How will schoolmates treat her? Will they play with her? Will she have dates during and after her college years? Will the new teacher understand that her albinism makes it difficult for her to see the blackboard? Or will he also think she’s cheating because she seeks help from a classmate? Does God love her? Does He really?
I was among the first to read Silent Tears when the book was still a manuscript. Although I wanted to, and did, become the editor, I wrote to the author: “Honesty requires that I say your book will be a great book, with or without me.”
Eventually I learned that because her story is so personal, the author originally intended to be much more selective about its content, and to share the text only with family members. But she eventually morphed into a true writer, determined to tell her entire story to the whole world.
This submission to candor and vulnerability is what makes Silent Tears a truly powerful read. This is why one who reviewed the manuscript warned readers to approach Silent Tears “not as a fiction or romance book but as the authentic experience of someone who is convinced that other hurting people may regain courage as they read it.” In other words, it was almost too real to be true.
I have two warnings for readers: First, don’t be surprised if, like other readers before, you stay up late into the night because you can’t put the book down. Second, don’t be embarrassed if, like the author and other readers, you shed silent tears of your own.
Reaching the Hurting
Reaching the Hurting: A Biblical Guide for Helping Abuse Victims, Samantha Nelson, College Press, Tenn., 2016, 105 pages, US$14.95 (hardcover), US$11.99 (softcover). Reviewed by Jennifer Jill Schwirzer, certified mental health counselor, Philadelphia, Pennsylvania.
As a struggling young woman, Samantha Nelson sought counsel from her pastor. He raped her.
Many such stories would have ended here—literally through suicide, or figuratively through the numbing effect of addictions and escapes promising emotional amnesia. But Nelson instead experienced healing, then joined forces with her husband, Steve, to build a ministry for victims of clergy sexual misconduct (CSM) called The Hope of Survivors(THOS). THOS reaches across denominations and demographics to provide a unique but desperately needed service to a greatly underserved population.
The book Reaching the Hurting flowed out of Samantha’s experience of countless hours of counseling victims, coaching them along to become survivors and thrivers.
I’ve met the thrivers—the pretty, engaging woman who shows up at conferences to help run the THOS booth, and the man who read Nelson’s book with hunger after a lifetime of abuse by his church-leader father. These and scores more have understood and applied the simple counsel in her book and, like her, have received help to recover from unthinkable trauma.

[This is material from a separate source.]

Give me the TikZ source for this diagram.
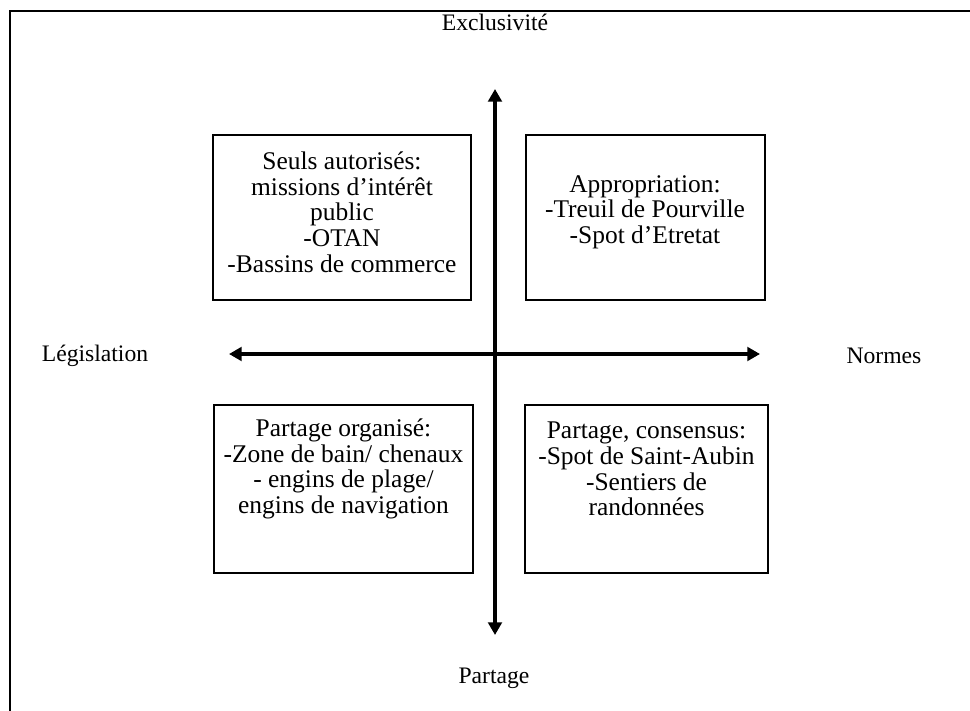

Nelson wields a capable pen as she tackles the difficult questions surrounding abuse. How does one determine responsibility if abuse between adults occurs? Where is God when abuse occurs? Needless to say, we don’t often chat about these things around the potluck table; they’re typically left to lurk in the swamp of hush-hush church secrets. But Samantha dredges them up one by one, defines and describes them frankly, and ends each chapter with an upward-and forward-focused Bible study.
We need more of what this book offers, and of the honesty and clarity Samantha Nelson brings to this issue.